Knysna is a town with a growing residential population and a thriving tourism sector. The fire seriously damaged infrastructure affecting the provision of electricity, water and sewage. It also showed how dangerous the existing road system is with the exits from Knysna in all directions closed due to the ferocious fires. The replacement and upgrading of existing infrastructure will receive priority attention, enabling reliable power, water provision, storage and usage, better waste management, modern communication highways and improved road, rail and water transport.
Trauma Counselling and Support
The scale of the devastation, and its impact on people, many of whom are young children or elderly, has affected the whole town. Expert counselling will be required, in varying degrees, for those directly affected by tragic loss as well as those who witnessed the ravages of the fire. The ability for Knysna to rebuild the town as a tourist destination with a thriving community will depend on how well those living in the town overcome their shared experience and trauma.
Among the reasons that the fire was so devastating was because of the drought, shortage of water, and proliferation of alien vegetation particularly wattle and eucalyptus. Fires generally result in an increased growth spurt of these invasive species, laying the seeds for an even more devastating fire in the future.
Programmes must be put in place to continuously remove and limit the new growth of alien vegetation. At the same time, the hillsides and dunes that have been laid bare by the fires need to be rehabilitated as a matter of urgency. Should there be heavy rainfall, mud slides may be a reality. Consequent silting can damage the Knysna River Estuary and the lagoon with long term effects on the water and eco-system.
Many unique small and medium sized businesses have been devastated by the fires, particularly timber mills and furniture factories that have made their name using indigenous woods. The fund will be utilised to provide support of varying kinds to assist small businesses to restart, or new ventures to come into being. This will provide the means for Knysna to regenerate its unique business opportunities and the tourism sector.
All of the above outlines what should form part of the reconstruction of Knysna in the interests of all its communities. It should enable the Knysna Municipality to develop a comprehensive reconstruction and development plan that will enable growth and prosperity in the years ahead.
The Fund, in giving effect to the framework of support outlined above, needs to focus on local employment and the use, as far as possible, of local skills such as builders, plumbers, electricians, suppliers, professional skills and expertise.
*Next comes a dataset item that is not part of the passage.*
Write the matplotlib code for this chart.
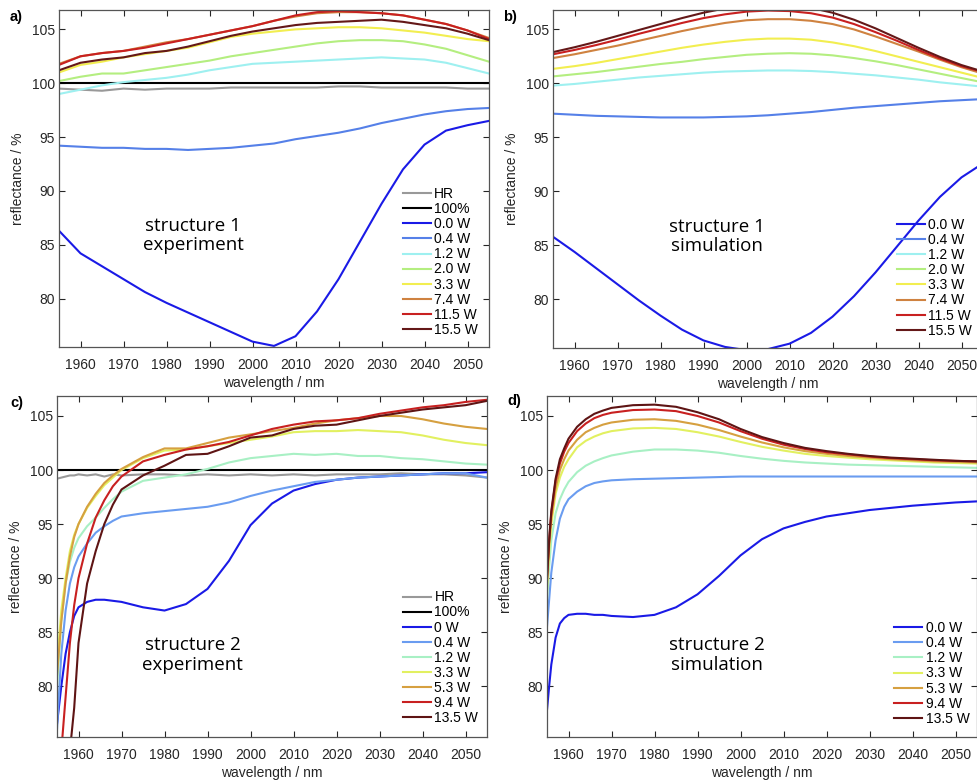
import matplotlib
matplotlib.use("Agg")
import matplotlib.pyplot as plt

plt.rcParams['font.family'] = ['Liberation Sans', 'DejaVu Sans']

# ---------------- data ----------------
wl_ab = [1955, 1960, 1965, 1970, 1975, 1980, 1985, 1990, 1995, 2000, 2005,
         2010, 2015, 2020, 2025, 2030, 2035, 2040, 2045, 2050, 2055]

# panel a: structure 1 experiment
a_HR   = [99.5, 99.4, 99.3, 99.5, 99.4, 99.5, 99.5, 99.5, 99.6, 99.6, 99.6, 99.6, 99.6, 99.7, 99.7, 99.6, 99.6, 99.6, 99.6, 99.5, 99.5]
a_100  = [100.0] * 21
a_00W  = [86.3, 84.2, 83.0, 81.8, 80.6, 79.6, 78.7, 77.8, 76.9, 76.0, 75.6, 76.5, 78.8, 81.8, 85.3, 88.8, 92.0, 94.3, 95.6, 96.1, 96.5]
a_04W  = [94.2, 94.1, 94.0, 94.0, 93.9, 93.9, 93.8, 93.9, 94.0, 94.2, 94.4, 94.8, 95.1, 95.4, 95.8, 96.3, 96.7, 97.1, 97.4, 97.6, 97.7]
a_12W  = [99.0, 99.4, 99.8, 100.1, 100.3, 100.5, 100.8, 101.2, 101.5, 101.8, 101.9, 102.0, 102.1, 102.2, 102.3, 102.4, 102.3, 102.2, 101.9, 101.4, 100.9]
a_20W  = [100.2, 100.6, 100.9, 100.9, 101.2, 101.5, 101.8, 102.1, 102.5, 102.8, 103.1, 103.4, 103.7, 103.9, 104.0, 104.0, 103.9, 103.6, 103.2, 102.6, 102.0]
a_33W  = [101.0, 101.7, 102.0, 102.4, 102.7, 103.0, 103.3, 103.8, 104.3, 104.6, 104.8, 105.0, 105.1, 105.2, 105.2, 105.1, 104.9, 104.7, 104.4, 104.1, 103.9]
a_74W  = [101.8, 102.5, 102.8, 103.0, 103.4, 103.8, 104.1, 104.5, 104.9, 105.3, 105.8, 106.2, 106.5, 106.6, 106.6, 106.5, 106.3, 105.9, 105.5, 104.9, 104.2]
a_115W = [101.7, 102.5, 102.8, 103.0, 103.3, 103.7, 104.1, 104.5, 104.9, 105.3, 105.8, 106.3, 106.6, 106.7, 106.6, 106.5, 106.3, 105.9, 105.5, 104.9, 104.1]
a_155W = [101.2, 101.9, 102.2, 102.4, 102.8, 103.0, 103.4, 103.9, 104.4, 104.8, 105.1, 105.4, 105.6, 105.7, 105.8, 105.9, 105.7, 105.4, 105.1, 104.6, 104.0]

# panel b: structure 1 simulation
b_00W  = [85.8, 84.4, 82.9, 81.4, 79.9, 78.5, 77.2, 76.2, 75.6, 75.3, 75.4, 75.9, 76.9, 78.4, 80.3, 82.5, 84.9, 87.3, 89.5, 91.3, 92.6]
b_04W  = [97.2, 97.1, 97.0, 96.95, 96.9, 96.85, 96.85, 96.85, 96.9, 96.95, 97.05, 97.2, 97.35, 97.55, 97.75, 97.9, 98.05, 98.2, 98.35, 98.45, 98.55]
b_12W  = [99.8, 99.95, 100.15, 100.35, 100.55, 100.7, 100.85, 101.0, 101.1, 101.15, 101.2, 101.2, 101.15, 101.05, 100.9, 100.75, 100.55, 100.35, 100.1, 99.9, 99.7]
b_20W  = [100.65, 100.85, 101.05, 101.3, 101.55, 101.8, 102.0, 102.25, 102.45, 102.65, 102.75, 102.8, 102.75, 102.6, 102.35, 102.05, 101.7, 101.3, 100.9, 100.5, 100.1]
b_33W  = [101.35, 101.6, 101.9, 102.25, 102.6, 102.95, 103.3, 103.6, 103.85, 104.05, 104.15, 104.15, 104.05, 103.8, 103.45, 103.0, 102.5, 102.0, 101.5, 101.0, 100.5]
b_74W  = [102.35, 102.7, 103.1, 103.5, 103.95, 104.4, 104.85, 105.25, 105.6, 105.85, 105.95, 105.95, 105.8, 105.5, 105.0, 104.35, 103.65, 102.95, 102.2, 101.5, 100.9]
b_115W = [102.7, 103.1, 103.55, 104.05, 104.6, 105.1, 105.6, 106.05, 106.4, 106.65, 106.75, 106.7, 106.5, 106.1, 105.5, 104.75, 103.95, 103.1, 102.3, 101.6, 101.05]
b_155W = [102.9, 103.35, 103.85, 104.4, 104.95, 105.5, 106.05, 106.55, 106.95, 107.2, 107.3, 107.25, 107.0, 106.55, 105.9, 105.1, 104.2, 103.3, 102.45, 101.7, 101.1]

# panel c: structure 2 experiment
wl_c = [1955, 1956, 1957, 1958, 1959, 1960, 1962, 1964, 1966, 1968, 1970, 1975, 1980,
        1985, 1990, 1995, 2000, 2005, 2010, 2015, 2020, 2025, 2030, 2035, 2040, 2045, 2050, 2055]
c_HR   = [99.2, 99.3, 99.4, 99.5, 99.5, 99.6, 99.5, 99.6, 99.4, 99.6, 99.5, 99.6, 99.6, 99.5, 99.6, 99.5, 99.6, 99.5, 99.6, 99.5, 99.6, 99.6, 99.6, 99.7, 99.6, 99.6, 99.5, 99.3]
c_100  = [100.0] * 28
c_0W   = [76.5, 80.0, 83.0, 85.0, 86.5, 87.3, 87.8, 88.0, 88.0, 87.9, 87.8, 87.3, 87.0, 87.6, 89.0, 91.6, 94.9, 96.9, 98.1, 98.7, 99.1, 99.3, 99.4, 99.5, 99.6, 99.7, 99.7, 99.8]
c_04W  = [76.0, 83.0, 87.0, 89.5, 91.0, 92.0, 93.2, 94.2, 94.8, 95.3, 95.7, 96.0, 96.2, 96.4, 96.6, 97.0, 97.6, 98.1, 98.5, 98.9, 99.1, 99.3, 99.4, 99.5, 99.6, 99.7, 99.7, 99.3]
c_12W  = [80.0, 86.0, 89.5, 91.5, 92.8, 93.7, 94.8, 95.6, 96.5, 97.3, 98.0, 99.0, 99.3, 99.6, 100.1, 100.7, 101.1, 101.3, 101.5, 101.4, 101.5, 101.3, 101.3, 101.1, 101.0, 100.8, 100.6, 100.5]
c_33W  = [82.0, 87.0, 90.0, 92.5, 94.0, 95.0, 96.5, 97.6, 98.6, 99.3, 100.0, 101.1, 101.8, 101.9, 102.2, 102.5, 102.8, 103.1, 103.5, 103.6, 103.6, 103.7, 103.6, 103.5, 103.2, 102.8, 102.5, 102.3]
c_53W  = [81.0, 86.0, 89.5, 92.0, 93.8, 95.0, 96.6, 97.8, 98.8, 99.5, 100.1, 101.2, 102.0, 102.0, 102.5, 103.0, 103.3, 103.6, 103.9, 104.3, 104.6, 104.8, 105.0, 105.0, 104.7, 104.3, 104.0, 103.8]
c_94W  = [74.0, 74.0, 79.0, 84.0, 87.5, 90.0, 93.2, 95.6, 97.2, 98.5, 99.4, 100.8, 101.4, 101.9, 102.2, 102.6, 103.2, 103.8, 104.2, 104.5, 104.6, 104.8, 105.2, 105.5, 105.8, 106.0, 106.3, 106.5]
c_135W = [74.0, 74.0, 74.0, 74.0, 78.0, 84.0, 89.5, 92.5, 95.0, 96.8, 98.2, 99.5, 100.4, 101.4, 101.5, 102.2, 103.0, 103.2, 103.8, 104.1, 104.2, 104.6, 105.0, 105.3, 105.6, 105.8, 106.0, 106.4]

# panel d: structure 2 simulation
wl_d = [1955, 1955.5, 1956, 1957, 1958, 1959, 1960, 1962, 1964, 1966, 1968, 1970, 1975, 1980, 1985,
        1990, 1995, 2000, 2005, 2010, 2015, 2020, 2025, 2030, 2035, 2040, 2045, 2050, 2055]
d_0W   = [77.8, 80.0, 82.0, 84.5, 85.8, 86.3, 86.6, 86.7, 86.7, 86.6, 86.6, 86.5, 86.4, 86.6, 87.3, 88.5, 90.2, 92.1, 93.6, 94.6, 95.2, 95.7, 96.0, 96.3, 96.5, 96.7, 96.85, 97.0, 97.1]
d_04W  = [85.5, 88.0, 90.5, 93.5, 95.5, 96.6, 97.3, 98.0, 98.5, 98.8, 98.95, 99.05, 99.15, 99.2, 99.25, 99.3, 99.35, 99.4, 99.4, 99.4, 99.4, 99.4, 99.4, 99.4, 99.4, 99.4, 99.4, 99.4, 99.4]
d_12W  = [88.0, 91.0, 93.5, 96.0, 97.3, 98.2, 98.9, 99.8, 100.4, 100.8, 101.1, 101.35, 101.7, 101.9, 101.9, 101.8, 101.6, 101.3, 101.05, 100.85, 100.7, 100.6, 100.5, 100.45, 100.4, 100.35, 100.3, 100.25, 100.2]
d_33W  = [89.0, 92.5, 95.0, 97.8, 99.3, 100.3, 101.0, 102.1, 102.7, 103.1, 103.4, 103.6, 103.85, 103.9, 103.8, 103.5, 103.1, 102.6, 102.15, 101.8, 101.5, 101.3, 101.15, 101.0, 100.9, 100.8, 100.7, 100.65, 100.6]
d_53W  = [89.5, 93.0, 95.5, 98.3, 100.0, 101.0, 101.8, 102.8, 103.5, 103.9, 104.2, 104.4, 104.65, 104.7, 104.55, 104.2, 103.7, 103.1, 102.55, 102.1, 101.75, 101.5, 101.3, 101.15, 101.0, 100.9, 100.8, 100.75, 100.7]
d_94W  = [90.0, 93.5, 96.0, 99.0, 100.6, 101.7, 102.5, 103.6, 104.3, 104.8, 105.1, 105.3, 105.55, 105.6, 105.45, 105.0, 104.4, 103.6, 102.9, 102.35, 101.95, 101.65, 101.45, 101.25, 101.1, 101.0, 100.9, 100.85, 100.8]
d_135W = [90.0, 93.5, 96.2, 99.2, 101.0, 102.0, 102.9, 104.0, 104.7, 105.2, 105.5, 105.75, 106.0, 106.05, 105.85, 105.35, 104.7, 103.8, 103.05, 102.5, 102.05, 101.75, 101.5, 101.3, 101.15, 101.05, 100.95, 100.85, 100.8]

labels_1 = ['0.0 W', '0.4 W', '1.2 W', '2.0 W', '3.3 W', '7.4 W', '11.5 W', '15.5 W']
labels_2c = ['0 W', '0.4 W', '1.2 W', '3.3 W', '5.3 W', '9.4 W', '13.5 W']
labels_2d = ['0.0 W', '0.4 W', '1.2 W', '3.3 W', '5.3 W', '9.4 W', '13.5 W']

colors_1 = ['#1a1ae6', '#5580e8', '#9ef0f0', '#b4ee80', '#f2ee50', '#cf8240', '#c82020', '#641818']
colors_2 = ['#1a1ae6', '#6a9cf0', '#a8f0c4', '#e2f060', '#d6a040', '#c82020', '#5e1414']
col_HR = '#999999'
col_100 = '#000000'

# ---------------- figure ----------------
W, H = 977, 780
fig = plt.figure(figsize=(W / 100, H / 100), dpi=100)

def add_ax(l, t, r, b):
    return fig.add_axes([l / W, 1 - b / H, (r - l) / W, (b - t) / H])

ax_a = add_ax(59, 10, 489, 347)
ax_b = add_ax(553, 10, 983, 348)
ax_c = add_ax(57, 396, 487, 737)
ax_d = add_ax(547, 396, 977, 737)

LW = 1.5
FS = 10

def style(ax, ylim):
    ax.set_xlim(1955, 2055)
    ax.set_ylim(*ylim)
    ax.set_xticks(range(1960, 2051, 10))
    ax.set_yticks(range(80, 106, 5))
    ax.tick_params(direction='in', top=True, right=True, length=4, width=0.8,
                   labelsize=FS, colors='#262626')
    ax.tick_params(axis='x', pad=8)
    ax.tick_params(axis='y', pad=3)
    for s in ax.spines.values():
        s.set_color('#555555')
        s.set_linewidth(0.9)
    ax.set_xlabel('wavelength / nm', fontsize=FS, color='#262626', labelpad=3)
    ax.set_ylabel('reflectance / %', fontsize=FS, color='#262626', labelpad=5)

def legend(ax, x, y):
    ax.legend(loc='upper left', bbox_to_anchor=(x, y), frameon=False, fontsize=FS,
              handlelength=2.0, handletextpad=0.25, labelspacing=0.08,
              borderpad=0, borderaxespad=0)

TXT = dict(ha='center', va='center', fontsize=13.5, family=['Open Sans', 'DejaVu Sans'],
           linespacing=1.1)

# a
ax = ax_a
ax.plot(wl_ab, a_HR, color=col_HR, lw=LW, label='HR')
ax.plot(wl_ab, a_100, color=col_100, lw=LW, label='100%')
for ys, c, lab in zip([a_00W, a_04W, a_12W, a_20W, a_33W, a_74W, a_115W, a_155W], colors_1, labels_1):
    ax.plot(wl_ab, ys, color=c, lw=LW, label=lab)
style(ax, (75.5, 106.8))
legend(ax, 0.80, 0.475)
ax.text(0.312, 0.33, 'structure 1\nexperiment', transform=ax.transAxes, **TXT)

# b
ax = ax_b
for ys, c, lab in zip([b_00W, b_04W, b_12W, b_20W, b_33W, b_74W, b_115W, b_155W], colors_1, labels_1):
    ax.plot(wl_ab, ys, color=c, lw=LW, label=lab)
style(ax, (75.5, 106.8))
legend(ax, 0.80, 0.385)
ax.text(0.381, 0.33, 'structure 1\nsimulation', transform=ax.transAxes, **TXT)

# c
ax = ax_c
ax.plot(wl_c, c_HR, color=col_HR, lw=LW, label='HR')
ax.plot(wl_c, c_100, color=col_100, lw=LW, label='100%')
for ys, c, lab in zip([c_0W, c_04W, c_12W, c_33W, c_53W, c_94W, c_135W], colors_2, labels_2c):
    ax.plot(wl_c, ys, color=c, lw=LW, label=lab)
style(ax, (75.3, 106.85))
legend(ax, 0.805, 0.43)
ax.text(0.316, 0.24, 'structure 2\nexperiment', transform=ax.transAxes, **TXT)

# d
ax = ax_d
for ys, c, lab in zip([d_0W, d_04W, d_12W, d_33W, d_53W, d_94W, d_135W], colors_2, labels_2d):
    ax.plot(wl_d, ys, color=c, lw=LW, label=lab)
style(ax, (75.3, 106.85))
legend(ax, 0.808, 0.34)
ax.text(0.395, 0.24, 'structure 2\nsimulation', transform=ax.transAxes, **TXT)

# panel letters
for (px, py, s) in [(10, 17, 'a)'), (503, 17, 'b)'), (10, 403, 'c)'), (507, 401, 'd)')]:
    fig.text(px / W, 1 - py / H, s, fontsize=10.5, fontweight='bold', va='center', ha='left')

fig.savefig('out.png', dpi=100)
We will seize the opportunity to upgrade local skills and to grow industrial and artisan expertise in our town.
The Knysna Disaster Relief Fund has been set up as a separate bank account, in line with the Municipal Finance Management Act. Strict processes have been put in place in respect of expenditure against the fund. A working committee which includes external players from a major bank and accounting firm, is in the process of being established to oversee the fund. The Working Group will submit regular reports to Council in respect of the fund. These details will also be made publically available, and independently audited.
Two further announcements were made today. As Knysna residents have suffered through a devastating event, with many in shock, we have set up a trauma counselling centre at the Knysna library, where residents can receive emotional support.
We have also brought an asbestos specialist on board who will work in conjunction with Eden District Health Services to advise on the proper disposal of asbestos sheeting.
Mayor Bouw-Spies concluded: “Knysna has suffered many jobs losses as a result of these fires. Around 2 500 jobs have been affected and in Knysna’s rebuild effort, we want local residents to benefit from the jobs created.
“In the short term, we need clean up jobs, and in the long term, we need the full range of artisans including plumbers, electricians, builders and bricklayers. We are working across all spheres of government on a plan to upskill our people to take up new opportunities.
“Knysna will rise, and we will rise stronger than ever before.”